Мемуарист воспроизвел свой разговор с Чеховым, который в начале второго акта вошел в зал и встал в проходе между партером и местами за креслами. «„Юрий Михайлович, скажите, что происходит? Неужели же так безобразно то, что я написал? <…>Так почему же?.. Почему?“ — допытывался Антон Павлович. — „Думаю, что в данный момент на этот вопрос вам никто не может ответить… Публика, как отравленная… Ничего не понять!“»
Это свидетельство важно потому, что уже в первом антракте в фойе распустили слух, будто автор сбежал от позора. Во втором антракте «бегство» Чехова оказалось главной темой разговоров: «Сбежал!» Странно, но этот слух остудил публику. Уже меньше шикали и «шутили». Словно у зрителей отняли сладостный момент: освистать автора, если он посмел бы выйти на поклоны. Поэтому, может быть, третий акт прошел тише. Ну, повеселились, когда на сцене Аркадина перевязывала сыну голову после его попытки самоубийства. Ну, посмеялись над объяснением Аркадиной и Тригорина, сыгранным актерами очень грубо. Но, едва опустился занавес, опять поднялся шум. Зрители продлевали редкое удовольствие — вести себя в зале Александринского, Императорского театра едва ли не как в цирке и смеяться над актерами, как над клоунами на манеже.

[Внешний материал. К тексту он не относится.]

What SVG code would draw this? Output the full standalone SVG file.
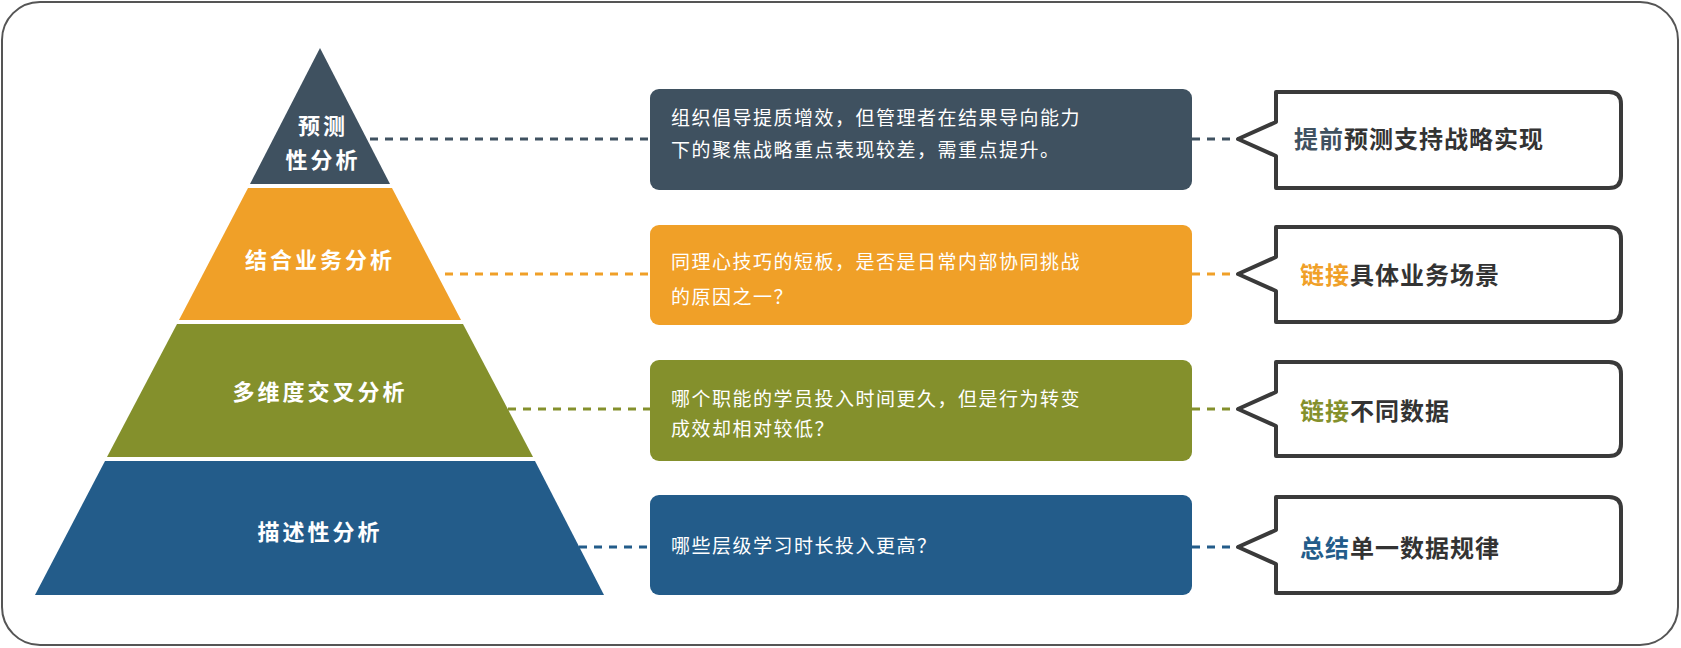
<svg xmlns="http://www.w3.org/2000/svg" width="1681" height="648" viewBox="0 0 1681 648">
<style>
.pl{fill:#fff;font-family:"Noto Sans CJK SC",sans-serif;font-weight:bold;font-size:22px;text-anchor:middle;letter-spacing:3px}
.bt{fill:#fff;font-family:"Noto Sans CJK SC",sans-serif;font-size:19px;letter-spacing:1.5px}
.ct{fill:#333;font-family:"Noto Sans CJK SC",sans-serif;font-weight:bold;font-size:24px;letter-spacing:1px}
.co{fill:#fff;stroke:#3a3a3a;stroke-width:4;stroke-linejoin:round}
.dl{stroke-width:3;stroke-dasharray:8 7;fill:none}
</style>
<rect x="2" y="2" width="1676" height="643" rx="38" fill="#fff" stroke="#555" stroke-width="2"/>
<g id="connectors">
<line class="dl" stroke="#3f5160" x1="370" y1="139" x2="650" y2="139"/>
<line class="dl" stroke="#3f5160" x1="1192" y1="139" x2="1238" y2="139"/>
<line class="dl" stroke="#f0a028" x1="445" y1="274" x2="650" y2="274"/>
<line class="dl" stroke="#f0a028" x1="1192" y1="274" x2="1238" y2="274"/>
<line class="dl" stroke="#84902c" x1="508" y1="409" x2="650" y2="409"/>
<line class="dl" stroke="#84902c" x1="1192" y1="409" x2="1238" y2="409"/>
<line class="dl" stroke="#235c8a" x1="579" y1="547" x2="650" y2="547"/>
<line class="dl" stroke="#235c8a" x1="1192" y1="547" x2="1238" y2="547"/>
</g>
<g id="pyr-top"><polygon points="320,48 390,184 250,184" fill="#3f5160"/>
<text class="pl" x="323" y="134">预测</text><text class="pl" x="323" y="168">性分析</text></g>
<g id="pyr-2"><polygon points="248,188 392,188 461,320 179,320" fill="#f0a028"/>
<text class="pl" x="320" y="268">结合业务分析</text></g>
<g id="pyr-3"><polygon points="177,324 463,324 533,457 107,457" fill="#84902c"/>
<text class="pl" x="320" y="400">多维度交叉分析</text></g>
<g id="pyr-4"><polygon points="105,461 535,461 604,595 35,595" fill="#235c8a"/>
<text class="pl" x="320" y="540">描述性分析</text></g>
<g id="box1"><rect x="650" y="89" width="542" height="101" rx="9" fill="#3f5160"/>
<text class="bt" x="671" y="125">组织倡导提质增效，但管理者在结果导向能力</text>
<text class="bt" x="671" y="157">下的聚焦战略重点表现较差，需重点提升。</text></g>
<g id="box2"><rect x="650" y="225" width="542" height="100" rx="9" fill="#f0a028"/>
<text class="bt" x="671" y="269">同理心技巧的短板，是否是日常内部协同挑战</text>
<text class="bt" x="671" y="304">的原因之一？</text></g>
<g id="box3"><rect x="650" y="360" width="542" height="101" rx="9" fill="#84902c"/>
<text class="bt" x="671" y="406">哪个职能的学员投入时间更久，但是行为转变</text>
<text class="bt" x="671" y="436">成效却相对较低？</text></g>
<g id="box4"><rect x="650" y="495" width="542" height="100" rx="9" fill="#235c8a"/>
<text class="bt" x="671" y="553">哪些层级学习时长投入更高？</text></g>
<g id="call1"><path class="co" d="M1276,92 H1609 Q1621,92 1621,104 V176 Q1621,188 1609,188 H1276 V156 L1238,139 L1276,122 Z"/>
<text class="ct" x="1294" y="148"><tspan fill="#3f5160">提前</tspan>预测支持战略实现</text></g>
<g id="call2"><path class="co" d="M1276,227 H1609 Q1621,227 1621,239 V310 Q1621,322 1609,322 H1276 V291 L1238,274 L1276,257 Z"/>
<text class="ct" x="1300" y="284"><tspan fill="#f0a028">链接</tspan>具体业务场景</text></g>
<g id="call3"><path class="co" d="M1276,362 H1609 Q1621,362 1621,374 V444 Q1621,456 1609,456 H1276 V426 L1238,409 L1276,392 Z"/>
<text class="ct" x="1300" y="420"><tspan fill="#84902c">链接</tspan>不同数据</text></g>
<g id="call4"><path class="co" d="M1276,497 H1609 Q1621,497 1621,509 V581 Q1621,593 1609,593 H1276 V564 L1238,547 L1276,530 Z"/>
<text class="ct" x="1300" y="557"><tspan fill="#235c8a">总结</tspan>单一数据规律</text></g>
</svg>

Последний акт — монолог несчастного Треплева о своем одиночестве; появление измученной, исстрадавшейся Нины; их диалог — оказался в таком противоречии с настроением зала, что взрыв был неизбежен. И он последовал, когда Комиссаржевская накинула на себя пресловутую простыню, о которой актеры спорили с Карповым на репетиции.
Комиссаржевскую не было слышно из-за хохота, свиста. Издевательское шипение не прекращалось до последней реплики Дорна, что Треплев застрелился. Едва занавес опустился, оно переросло в оглушительный свист. Он заглушал хлопки. Рецензенты торопились к выходу. Кто-то из них, конечно, остался на бенефис Левкеевой. Тут сцена и зал наконец обрели друг друга: речи, Савина поднесла ценный подарок, приветствия, цветы, лавровые венки… В общем, «Счастливый день».